In order to harvest olives, it is first necessary to clear all of the shrubs and weeds around the tree, which compete with the tree for scarce water. It is also important to remove the lowest branches of the olive tree so that the tree devotes all of its energy toward the upper branches for growing olives. When the olives are ready to be harvested, tarps are laid down around the tree so the olives can be dropped onto the tarps. Thus you also need to remove large stones so that the tarp can lay as smoothly as possible. The olives are then pickled or pressed into olive oil. This work is all done voluntarily, so if some trees do not get cleaned up, it is difficult or impossible to pick the olives from that tree for the current season. The tour guide explained that all of the proceeds go to diverse local charities.

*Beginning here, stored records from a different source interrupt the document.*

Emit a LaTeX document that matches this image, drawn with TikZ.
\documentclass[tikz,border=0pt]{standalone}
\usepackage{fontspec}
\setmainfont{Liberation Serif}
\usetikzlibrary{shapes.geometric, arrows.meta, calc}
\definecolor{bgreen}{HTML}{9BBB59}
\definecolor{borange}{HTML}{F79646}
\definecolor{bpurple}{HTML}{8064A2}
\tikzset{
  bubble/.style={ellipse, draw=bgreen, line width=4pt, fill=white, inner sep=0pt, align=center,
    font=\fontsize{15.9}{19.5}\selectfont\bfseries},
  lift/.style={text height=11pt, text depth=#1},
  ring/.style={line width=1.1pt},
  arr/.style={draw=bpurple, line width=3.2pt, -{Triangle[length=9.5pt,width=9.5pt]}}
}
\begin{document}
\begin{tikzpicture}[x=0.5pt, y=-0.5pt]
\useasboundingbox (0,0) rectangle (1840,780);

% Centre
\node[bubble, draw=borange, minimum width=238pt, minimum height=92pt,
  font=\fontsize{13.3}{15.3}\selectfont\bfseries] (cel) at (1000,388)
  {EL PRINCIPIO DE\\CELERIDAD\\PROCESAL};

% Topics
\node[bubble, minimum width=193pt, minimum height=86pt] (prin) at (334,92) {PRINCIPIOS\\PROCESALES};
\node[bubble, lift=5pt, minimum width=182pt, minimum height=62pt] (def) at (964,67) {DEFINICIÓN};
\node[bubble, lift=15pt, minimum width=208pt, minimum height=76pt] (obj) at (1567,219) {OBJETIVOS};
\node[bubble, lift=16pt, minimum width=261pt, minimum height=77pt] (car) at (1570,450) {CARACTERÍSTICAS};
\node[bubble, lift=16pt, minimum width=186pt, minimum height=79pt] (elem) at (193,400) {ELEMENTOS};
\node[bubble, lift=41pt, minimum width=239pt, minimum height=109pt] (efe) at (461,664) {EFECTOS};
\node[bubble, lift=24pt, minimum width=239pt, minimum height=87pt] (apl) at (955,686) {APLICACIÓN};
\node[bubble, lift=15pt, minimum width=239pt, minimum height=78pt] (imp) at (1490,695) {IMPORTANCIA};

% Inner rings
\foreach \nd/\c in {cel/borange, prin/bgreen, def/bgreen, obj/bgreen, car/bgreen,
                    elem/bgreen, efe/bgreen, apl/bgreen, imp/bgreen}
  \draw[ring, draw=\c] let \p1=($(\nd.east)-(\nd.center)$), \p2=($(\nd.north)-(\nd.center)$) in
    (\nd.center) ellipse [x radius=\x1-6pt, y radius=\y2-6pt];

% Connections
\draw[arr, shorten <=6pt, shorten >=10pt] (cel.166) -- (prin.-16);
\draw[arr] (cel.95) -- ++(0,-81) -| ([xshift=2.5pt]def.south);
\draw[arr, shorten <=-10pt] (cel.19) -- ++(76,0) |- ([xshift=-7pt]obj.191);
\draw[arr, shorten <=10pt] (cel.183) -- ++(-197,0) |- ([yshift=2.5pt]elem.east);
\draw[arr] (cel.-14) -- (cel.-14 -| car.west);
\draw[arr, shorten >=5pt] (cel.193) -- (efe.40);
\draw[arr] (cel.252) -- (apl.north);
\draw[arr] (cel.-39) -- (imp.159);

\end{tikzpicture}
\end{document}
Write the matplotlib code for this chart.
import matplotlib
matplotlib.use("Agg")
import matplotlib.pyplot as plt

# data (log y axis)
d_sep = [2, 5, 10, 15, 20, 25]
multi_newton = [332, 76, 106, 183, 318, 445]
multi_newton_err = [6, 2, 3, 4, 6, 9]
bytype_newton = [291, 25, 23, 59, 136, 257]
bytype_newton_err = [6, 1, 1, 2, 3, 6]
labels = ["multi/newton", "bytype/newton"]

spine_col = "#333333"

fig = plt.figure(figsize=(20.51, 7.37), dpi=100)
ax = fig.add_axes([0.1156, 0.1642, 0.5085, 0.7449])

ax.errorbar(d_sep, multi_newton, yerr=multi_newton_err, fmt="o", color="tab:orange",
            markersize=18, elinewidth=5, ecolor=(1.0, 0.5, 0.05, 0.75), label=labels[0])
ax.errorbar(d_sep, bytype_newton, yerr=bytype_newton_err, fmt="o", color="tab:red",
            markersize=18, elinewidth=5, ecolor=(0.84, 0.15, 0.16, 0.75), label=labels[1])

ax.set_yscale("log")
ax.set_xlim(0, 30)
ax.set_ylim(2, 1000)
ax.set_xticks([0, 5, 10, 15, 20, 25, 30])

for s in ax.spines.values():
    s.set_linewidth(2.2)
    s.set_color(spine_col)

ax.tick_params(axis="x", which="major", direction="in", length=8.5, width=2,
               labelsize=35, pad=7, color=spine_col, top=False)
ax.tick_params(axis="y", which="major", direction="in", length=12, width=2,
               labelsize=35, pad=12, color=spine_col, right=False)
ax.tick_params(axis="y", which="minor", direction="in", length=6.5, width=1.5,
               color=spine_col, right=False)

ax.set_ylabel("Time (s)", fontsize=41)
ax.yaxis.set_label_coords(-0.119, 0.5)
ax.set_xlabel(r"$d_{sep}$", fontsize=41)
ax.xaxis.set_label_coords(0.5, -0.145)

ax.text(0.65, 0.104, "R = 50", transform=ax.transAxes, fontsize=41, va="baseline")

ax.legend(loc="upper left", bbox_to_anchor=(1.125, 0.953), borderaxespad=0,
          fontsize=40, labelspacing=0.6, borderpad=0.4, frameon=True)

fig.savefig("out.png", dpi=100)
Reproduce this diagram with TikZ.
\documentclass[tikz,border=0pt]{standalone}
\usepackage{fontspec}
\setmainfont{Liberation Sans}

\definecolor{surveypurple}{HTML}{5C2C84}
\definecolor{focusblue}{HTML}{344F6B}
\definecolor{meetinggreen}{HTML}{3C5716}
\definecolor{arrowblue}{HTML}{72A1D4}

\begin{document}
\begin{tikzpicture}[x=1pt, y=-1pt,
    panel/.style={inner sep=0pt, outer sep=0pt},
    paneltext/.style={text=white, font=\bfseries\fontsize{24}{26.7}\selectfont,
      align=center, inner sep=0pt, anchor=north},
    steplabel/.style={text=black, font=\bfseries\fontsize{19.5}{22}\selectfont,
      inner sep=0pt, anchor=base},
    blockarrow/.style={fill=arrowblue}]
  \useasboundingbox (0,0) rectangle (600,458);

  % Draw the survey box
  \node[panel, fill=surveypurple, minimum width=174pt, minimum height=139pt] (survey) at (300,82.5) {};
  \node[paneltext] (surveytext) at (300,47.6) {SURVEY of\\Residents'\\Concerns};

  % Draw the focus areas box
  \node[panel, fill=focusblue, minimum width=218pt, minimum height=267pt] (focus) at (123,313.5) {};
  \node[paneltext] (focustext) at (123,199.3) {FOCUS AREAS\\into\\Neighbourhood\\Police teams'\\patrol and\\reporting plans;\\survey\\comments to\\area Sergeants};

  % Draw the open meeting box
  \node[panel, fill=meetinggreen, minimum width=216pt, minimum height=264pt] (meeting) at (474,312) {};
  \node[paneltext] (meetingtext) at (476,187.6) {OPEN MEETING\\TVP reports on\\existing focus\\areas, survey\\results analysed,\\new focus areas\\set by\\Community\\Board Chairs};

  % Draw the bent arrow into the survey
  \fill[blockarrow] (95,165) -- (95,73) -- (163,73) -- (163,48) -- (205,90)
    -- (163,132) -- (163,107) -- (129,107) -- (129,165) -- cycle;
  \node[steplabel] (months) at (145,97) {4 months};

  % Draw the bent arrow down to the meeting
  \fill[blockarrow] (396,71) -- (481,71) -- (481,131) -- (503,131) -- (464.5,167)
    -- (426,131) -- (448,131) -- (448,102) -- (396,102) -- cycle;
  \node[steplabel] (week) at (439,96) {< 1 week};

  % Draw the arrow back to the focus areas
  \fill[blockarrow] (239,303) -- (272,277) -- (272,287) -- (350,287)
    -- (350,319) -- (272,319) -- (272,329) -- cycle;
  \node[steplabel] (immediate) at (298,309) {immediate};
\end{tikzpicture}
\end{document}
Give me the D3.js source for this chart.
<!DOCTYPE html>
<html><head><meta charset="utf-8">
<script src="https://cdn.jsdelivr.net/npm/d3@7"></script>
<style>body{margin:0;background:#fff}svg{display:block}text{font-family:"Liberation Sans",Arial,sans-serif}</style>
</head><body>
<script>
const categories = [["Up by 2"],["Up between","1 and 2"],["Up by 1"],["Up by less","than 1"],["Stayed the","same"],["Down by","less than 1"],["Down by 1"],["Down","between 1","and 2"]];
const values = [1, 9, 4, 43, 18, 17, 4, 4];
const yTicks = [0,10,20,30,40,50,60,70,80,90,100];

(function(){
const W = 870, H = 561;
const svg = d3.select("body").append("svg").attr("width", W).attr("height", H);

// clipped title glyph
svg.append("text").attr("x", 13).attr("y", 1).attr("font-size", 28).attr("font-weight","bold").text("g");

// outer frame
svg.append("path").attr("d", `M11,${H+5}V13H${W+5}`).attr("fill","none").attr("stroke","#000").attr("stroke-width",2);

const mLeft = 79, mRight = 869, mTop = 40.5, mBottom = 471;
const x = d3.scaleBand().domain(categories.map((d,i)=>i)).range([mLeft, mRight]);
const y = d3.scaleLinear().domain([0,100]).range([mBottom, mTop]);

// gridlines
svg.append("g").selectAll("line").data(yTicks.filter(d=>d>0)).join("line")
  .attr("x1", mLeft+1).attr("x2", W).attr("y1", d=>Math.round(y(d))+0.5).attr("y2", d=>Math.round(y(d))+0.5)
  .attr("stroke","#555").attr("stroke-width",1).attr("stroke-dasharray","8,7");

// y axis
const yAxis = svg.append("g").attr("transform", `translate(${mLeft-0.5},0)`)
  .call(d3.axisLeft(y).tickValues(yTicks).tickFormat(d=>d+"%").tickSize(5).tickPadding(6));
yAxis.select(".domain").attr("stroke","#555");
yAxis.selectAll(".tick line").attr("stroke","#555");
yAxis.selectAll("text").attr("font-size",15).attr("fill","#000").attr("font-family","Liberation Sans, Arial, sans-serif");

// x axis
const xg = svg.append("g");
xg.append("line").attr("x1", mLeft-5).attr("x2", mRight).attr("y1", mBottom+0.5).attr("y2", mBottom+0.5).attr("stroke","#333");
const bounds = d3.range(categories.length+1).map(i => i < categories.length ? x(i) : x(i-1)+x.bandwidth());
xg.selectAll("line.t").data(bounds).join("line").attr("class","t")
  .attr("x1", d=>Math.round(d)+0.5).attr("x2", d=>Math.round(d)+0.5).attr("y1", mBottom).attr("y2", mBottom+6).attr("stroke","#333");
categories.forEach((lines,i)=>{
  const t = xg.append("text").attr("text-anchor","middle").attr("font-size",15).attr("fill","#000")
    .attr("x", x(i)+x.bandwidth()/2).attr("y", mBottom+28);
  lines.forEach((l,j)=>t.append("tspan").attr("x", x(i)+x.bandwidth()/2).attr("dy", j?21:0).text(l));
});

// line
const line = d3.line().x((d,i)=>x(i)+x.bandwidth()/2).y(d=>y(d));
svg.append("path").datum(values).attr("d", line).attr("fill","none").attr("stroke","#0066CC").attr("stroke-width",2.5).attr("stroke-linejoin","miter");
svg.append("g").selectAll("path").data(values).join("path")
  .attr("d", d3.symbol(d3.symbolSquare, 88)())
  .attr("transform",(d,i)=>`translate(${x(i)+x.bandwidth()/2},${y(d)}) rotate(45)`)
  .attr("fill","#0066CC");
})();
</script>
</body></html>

With a pair of sheers in my gloved hands, I set to work trimming lower branches and weeds surrounding a nearby tree. After about two hours, our small group had cleared three trees. When we finished the guide said, “Now that you have contributed your sweat and efforts, this land belongs to you too. We want this land to belong to everyone.” As I had worked, I had wondered who had planted this tree and what their hopes were for it. The tree I trimmed was not too old–only 100-125 years more or less. This meant that it had most likely been planted by the Arab families who lived here and worked this land at that time who have since 1948 not been able to return here. ‘Belonging’ is a highly contested notion here amidst the conflict. I am unsure what the circumstances were which forced those families to leave, but it is clear that, at this point in time, this piece of land I visited does not “belong to everyone”.